Verloren
Hataloniens Referendum sei ein Schlag gegen die Demokratie, hat Spaniens Ministerpräsident Mariano Rajoy im Vorfeld gesagt. Doch der eigentliche Schlag gegen die Demokratie ist Rajoys Vorgehen gegen das Referendum in Katalonien.
Dass die Madrider Zentralregierung wenig begeistert ist vom Unabhängigkeitsbestreben der reichen Region im Nordosten, ist mehr als verständlich. Doch für die brachiale und brutale Art und Weise, mit der Rajoy gegen das Referendum vorgehen lässt, kann es keinerlei Verständnis geben. Polizisten in Schutzmontur, die mit Schlagstöcken und Gummigeschossen auf friedliche Wähler losgehen? Nein, dafür kann es keine vernünftige Erklärung geben.
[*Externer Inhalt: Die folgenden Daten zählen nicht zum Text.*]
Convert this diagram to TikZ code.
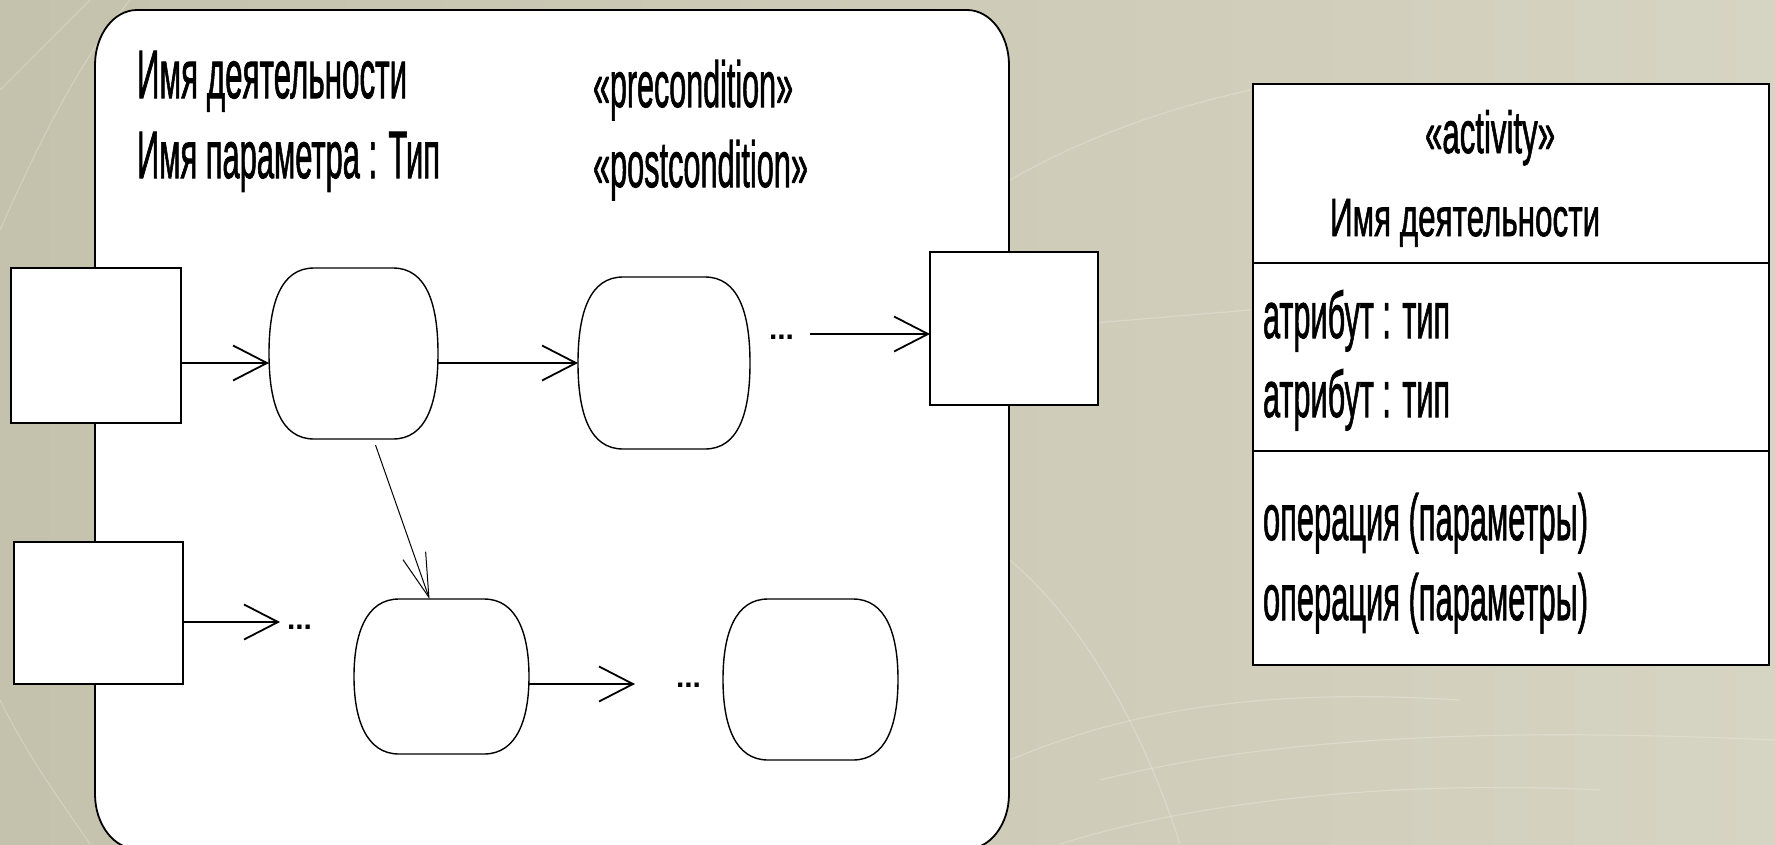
\documentclass[tikz,border=0pt]{standalone}
\usepackage{fontspec}
\setmainfont{Liberation Sans}
\newfontfamily\tf{Liberation Sans}[FakeBold=1.6]
\usetikzlibrary{arrows.meta}
\newcommand\rz[3]{\resizebox{#1pt}{#2pt}{\tf #3}}
\definecolor{bgL}{RGB}{196,194,172}
\definecolor{bgR}{RGB}{214,212,194}
\newcommand\barrel[1]{%
  \draw[actline]
   ([xshift=45pt]#1.north west) -- ([xshift=-45pt]#1.north east)
   .. controls ([xshift=-12pt]#1.north east) and ([yshift=-35pt]#1.north east) .. (#1.east)
   .. controls ([yshift=35pt]#1.south east) and ([xshift=-12pt]#1.south east) .. ([xshift=-45pt]#1.south east)
   -- ([xshift=45pt]#1.south west)
   .. controls ([xshift=12pt]#1.south west) and ([yshift=35pt]#1.south west) .. (#1.west)
   .. controls ([yshift=-35pt]#1.north west) and ([xshift=12pt]#1.north west) .. cycle;}
\begin{document}
\begin{tikzpicture}[x=1pt,y=-1pt,
  every node/.style={inner sep=0pt, outer sep=0pt},
  txt/.style={anchor=base west},
  pin/.style={draw=black, line width=1.8pt, fill=white, rectangle},
  act/.style={rectangle},
  actline/.style={draw=black, line width=1.4pt, fill=white},
  flow/.style={line width=1.8pt, -{Straight Barb[length=34pt,width=35pt]}},
  thinflow/.style={line width=1pt, -{Straight Barb[length=44pt,width=24pt]}},
  dots/.style={anchor=west, font=\bfseries\fontsize{30}{30}\selectfont},
  bgline/.style={draw=white, opacity=0.22, line width=1.2pt},
]
\useasboundingbox (0,0) rectangle (1775,844);
\shade[left color=bgL, right color=bgR] (0,0) rectangle (1775,844);
% faint background texture
\draw[bgline] (0,230) .. controls (40,140) and (80,60) .. (130,0);
\draw[bgline] (0,90) .. controls (30,60) and (60,30) .. (90,0);
\draw[bgline] (0,700) .. controls (30,760) and (60,800) .. (90,844);
\draw[bgline] (1010,180) .. controls (1080,140) and (1160,110) .. (1250,90);
\draw[bgline] (1010,330) -- (1250,310);
\draw[bgline] (1010,560) .. controls (1080,620) and (1140,720) .. (1180,844);
\draw[bgline] (1010,760) .. controls (1150,700) and (1300,690) .. (1460,700);
\draw[bgline] (1100,780) .. controls (1300,730) and (1550,730) .. (1775,740);
\draw[bgline] (1060,844) .. controls (1200,800) and (1400,780) .. (1600,790);

% activity frame
\draw[line width=1.8pt, fill=white]
  (95,65) arc[start angle=180, end angle=270, x radius=42, y radius=55]
  -- (967,10) arc[start angle=270, end angle=360, x radius=42, y radius=55]
  -- (1009,794) arc[start angle=0, end angle=90, x radius=42, y radius=55]
  -- (137,849) arc[start angle=90, end angle=180, x radius=42, y radius=55]
  -- cycle;

\node[txt] (t1) at (137,98) {\rz{270}{47}{Имя деятельности}};
\node[txt] (t2) at (137,178) {\rz{303}{46}{Имя параметра : Тип}};
\node[txt] (t3) at (593,107) {\rz{200}{47}{«precondition»}};
\node[txt] (t4) at (593,187) {\rz{215}{47}{«postcondition»}};

% parameter pins
\node[pin, minimum width=170pt, minimum height=155pt] (box1) at (96,345.5) {};
\node[pin, minimum width=169pt, minimum height=142pt] (box2) at (98.5,613) {};
\node[pin, minimum width=168pt, minimum height=153pt] (rbox) at (1014,328.5) {};

% actions
\node[act, minimum width=169pt, minimum height=171pt] (n1) at (353.5,353.5) {};
\node[act, minimum width=172pt, minimum height=172pt] (n2) at (664,363) {};
\node[act, minimum width=175pt, minimum height=155pt] (n3) at (441.5,676.5) {};
\node[act, minimum width=175pt, minimum height=161pt] (n4) at (810.5,679.5) {};
\barrel{n1}\barrel{n2}\barrel{n3}\barrel{n4}

% ellipses
\node[dots] (d1) at (769,337) {...};
\node[dots] (d2) at (287,627) {...};
\node[dots] (d3) at (676,685) {...};

\coordinate (a0) at (810,334);
\coordinate (b1) at (280,622);
\coordinate (c1) at (635,684);

\draw[flow] (box1.east |- 0,363) -- (n1.west |- 0,363);
\draw[flow] (n1.east |- n2.west) -- (n2.west);
\draw[flow] (a0) -- (rbox.west |- a0);
\draw[flow] (box2.east |- b1) -- (b1);
\draw[flow] (n3.east |- c1) -- (c1);
\draw[thinflow] ([xshift=22pt,yshift=-6pt]n1.south) -- ([xshift=-12pt]n3.north);

% class notation
\node[draw=black, line width=1.8pt, fill=white, minimum width=516pt, minimum height=581pt] (cls) at (1511,374.5) {};
\draw[line width=1.8pt] (cls.west |- 0,263) -- (cls.east |- 0,263);
\draw[line width=1.8pt] (cls.west |- 0,451) -- (cls.east |- 0,451);
\node[txt] (c0) at (1425,153) {\rz{130}{43}{«activity»}};
\node[txt] (c1t) at (1330,236) {\rz{270}{37}{Имя деятельности}};
\node[txt] (c2) at (1263,338) {\rz{187}{48}{атрибут : тип}};
\node[txt] (c3) at (1263,417) {\rz{187}{48}{атрибут : тип}};
\node[txt] (c4) at (1263,540) {\rz{325}{47}{операция (параметры)}};
\node[txt] (c5) at (1263,620) {\rz{325}{47}{операция (параметры)}};
\end{tikzpicture}
\end{document}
Rajoy hat es in den vergangenen Tagen und Wochen versäumt, den Katalanen vernünftige Argumente zu liefern, warum sie weiterhin zu Spanien gehören sollten. Und es hätte viele vernünftige Argumente gegeben – zum Beispiel dass das reiche Katalonien mit der Unabhängigkeit seinen Reichtum aufs Spiel setzt. Stattdessen hat Rajoy den Katalanen – auch den vielen bisherigen Gegnern einer Unabhängigkeit – am Sonntag einen gewichtigen Grund geliefert, warum sie nicht länger zu Spanien gehören sollten. Denn die Bürger, die jetzt in Barcelona blutüberströmt am Boden liegen, werden in Zukunft sicherlich nur äußerst ungern mit ihrem Steuergeld die Politik der Madrider Zentralregierung weiterfinanzieren.
Dieses Referendum ist ohne Frage eine Farce. Kataloniens Ministerpräsident Carles Puigdemont brachte es – verbunden mit unerfüllbaren populistischen Verheißungen für den Fall einer Unabhängigkeit – überfallartig ins Regionalparlament ein und peitschte es durch. Es widerspricht der spanischen Verfassung. Es widerspricht jeglichen wahlrechtlichen Grundsätzen. Rajoy hätte also einfach nur gebetsmühlenartig wiederholen müssen, dass das Referendum illegal ist, vielleicht noch erklären müssen, dass die Argumente der Austrittsbefürworter nicht haltbar sind, und vielleicht sogar anbieten können, den Katalanen irgendwo mehr entgegenzukommen. Doch stattdessen holte er die große Keule raus. Und Spaniens Demokratie verlor.